On the other hand, when you buy stock in a company, you actually own part of that company. For instance, if you buy some Apple stock, you own a tiny piece of Apple’s assets and profits.

The last reason reason to avoid investing in cryptocurrencies is that they can be bought and sold anonymously. Why does this matter? Well, this ability makes cryptos, and Bitcoin in particular, the currency of choice for criminals and people who want to avoid paying income tax.

Because of this, every government in the world is a bit wary of cryptos, and rightly so.

A favorite technique of hackers lately is to infect a company’s computers with ransomware. Ransomware is a program that locks up your computer until you pay up. It’s a terrible thing. You boot up your computer, and you’ll see a message that says something like, “Uh-oh, looks like your files have been encrypted!” The message then goes on to say that the only way to access any computer file or program is to pay the ransom, and they only accept payment in bitcoin.

The hacker group that recently shut down Colonial Pipeline on the east coast made $5 million doing just that. Universities, businesses, and hospitals have all been victims of this type of attack. And what makes it possible? Cryptocurrencies, because the criminals know that you can’t track payments made with cryptos like bitcoin.

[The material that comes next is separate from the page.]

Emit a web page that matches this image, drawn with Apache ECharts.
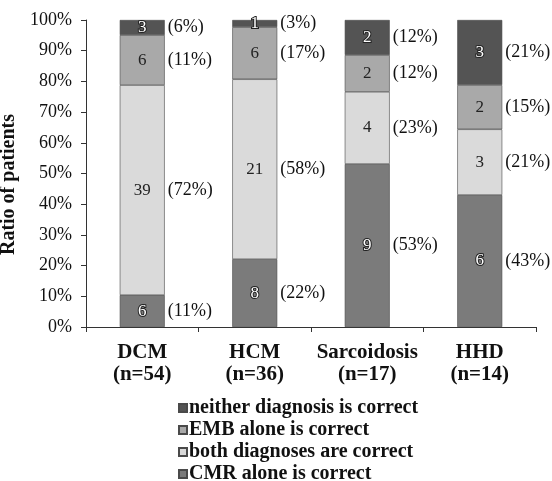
<!DOCTYPE html>
<html><head><meta charset="utf-8">
<script src="https://cdn.jsdelivr.net/npm/echarts@6/dist/echarts.min.js"></script>
<style>html,body{margin:0;padding:0;background:#fff}#c{width:552px;height:481px}</style>
</head><body><div id="c"></div>
<script>
const categories = ['DCM\n(n=54)', 'HCM\n(n=36)', 'Sarcoidosis\n(n=17)', 'HHD\n(n=14)'];
const seriesNames = ['CMR alone is correct', 'both diagnoses are correct', 'EMB alone is correct', 'neither diagnosis is correct'];
const yTicks = [0, 10, 20, 30, 40, 50, 60, 70, 80, 90, 100];
// drawn bar heights (% of patients)
const cmrValues = [10.4, 22.1, 53.1, 43.0];
const bothValues = [68.4, 58.6, 23.5, 21.4];
const embValues = [16.3, 17.0, 12.0, 14.4];
const neitherValues = [4.9, 2.3, 11.4, 21.2];
// printed counts and percentages
const cmrCounts = [6, 8, 9, 6];
const cmrPct = ['11%', '22%', '53%', '43%'];
const bothCounts = [39, 21, 4, 3];
const bothPct = ['72%', '58%', '23%', '21%'];
const embCounts = [6, 6, 2, 2];
const embPct = ['11%', '17%', '12%', '15%'];
const neitherCounts = [3, 1, 2, 3];
const neitherPct = ['6%', '3%', '12%', '21%'];

const FONT = "'Liberation Serif', 'Times New Roman', serif";
const colors = ['#7b7b7b', '#dadada', '#a9a9a9', '#545454'];
const darkLabel = [true, false, false, true];
const valuesList = [cmrValues, bothValues, embValues, neitherValues];
const countsList = [cmrCounts, bothCounts, embCounts, neitherCounts];
const pctList = [cmrPct, bothPct, embPct, neitherPct];

const series = [];
seriesNames.forEach((name, i) => {
  series.push({
    name: name,
    type: 'bar',
    stack: 'total',
    barWidth: 45,
    data: valuesList[i],
    itemStyle: { color: colors[i], borderColor: '#4a4a4a', borderWidth: 0.6 },
    label: {
      show: true,
      position: 'inside',
      formatter: p => String(countsList[i][p.dataIndex]),
      fontFamily: FONT, fontSize: 17,
      color: darkLabel[i] ? '#fff' : '#222',
      textBorderColor: darkLabel[i] ? '#222' : 'transparent',
      textBorderWidth: darkLabel[i] ? 2 : 0
    }
  });
});
// transparent overlay carrying the percentage labels to the right of each segment
seriesNames.forEach((name, i) => {
  series.push({
    name: name + ' %',
    type: 'bar',
    stack: 'pct',
    xAxisIndex: 1,
    barWidth: 45,
    data: valuesList[i],
    silent: true,
    itemStyle: { color: 'rgba(0,0,0,0)' },
    label: {
      show: true,
      position: 'right',
      distance: 3,
      formatter: p => '(' + pctList[i][p.dataIndex] + ')',
      fontFamily: FONT, fontSize: 18, color: '#111'
    }
  });
});

const chart = echarts.init(document.getElementById('c'), null, { renderer: 'canvas' });
chart.setOption({
  animation: false,
  backgroundColor: '#fff',
  grid: { left: 86, right: 16, top: 20, bottom: 154, containLabel: false, outerBoundsMode: 'none' },
  xAxis: [{
    type: 'category',
    data: categories,
    axisLine: { lineStyle: { color: '#333', width: 1 } },
    axisTick: { show: true, length: 5, lineStyle: { color: '#333' } },
    axisLabel: { interval: 0, fontFamily: FONT, fontWeight: 'bold', fontSize: 21, color: '#111', lineHeight: 22, margin: 15 }
  }, {
    type: 'category',
    data: categories,
    show: false
  }],
  yAxis: {
    type: 'value',
    min: 0, max: 100, interval: 10,
    name: 'Ratio of patients',
    nameLocation: 'middle',
    nameGap: 54,
    nameTextStyle: { fontFamily: FONT, fontWeight: 'bold', fontSize: 20, color: '#111', padding: [0, 22, 0, 0] },
    axisLine: { show: true, lineStyle: { color: '#333', width: 1 } },
    axisTick: { show: true, length: 5, lineStyle: { color: '#333' } },
    splitLine: { show: false },
    axisLabel: {
      fontFamily: FONT, fontSize: 18, color: '#111', margin: 14,
      formatter: v => (yTicks.indexOf(v) >= 0 ? v + '%' : '')
    }
  },
  legend: {
    orient: 'vertical',
    left: 173,
    top: 393,
    height: 100,
    itemWidth: 8,
    itemHeight: 8,
    itemGap: 2,
    icon: 'rect',
    data: ['neither diagnosis is correct', 'EMB alone is correct', 'both diagnoses are correct', 'CMR alone is correct'],
    textStyle: { fontFamily: FONT, fontWeight: 'bold', fontSize: 20, lineHeight: 19, color: '#111', padding: [0, 0, 0, -3] }
  },
  series: series
});
</script>
</body></html>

As of right now, cryptos are legal in most of the world, though countries such as China, Russia, Vietnam, and Ecuador have banned them. If criminals continue to use Bitcoin to fund their activities, you can expect a lot more countries to ban or severely restrict and regulate cryptocurrencies. This would have a detrimental effect on their value.

If you’re interested in investing in something a bit more proven and reliable, I recommend you research mutual funds. Your investment might not go up 500% like Dogecoin did a few weeks ago, but there are quite a few mutual funds that have returned 8-10% to investors for years.

Mutual funds aren’t nearly as exciting as cryptocurrencies, but they are a lot safer. You won’t have to worry about losing all your money, and over time, you should do very well.

Now, if you still want to invest in cryptocurrencies, that’s fine, but be careful. Only buy cryptos with money you can afford to lose. I recommend you put no more than 5-10% of your investing budget into cryptos.

Hopefully, you pick the right crypto, and it skyrockets. Good luck!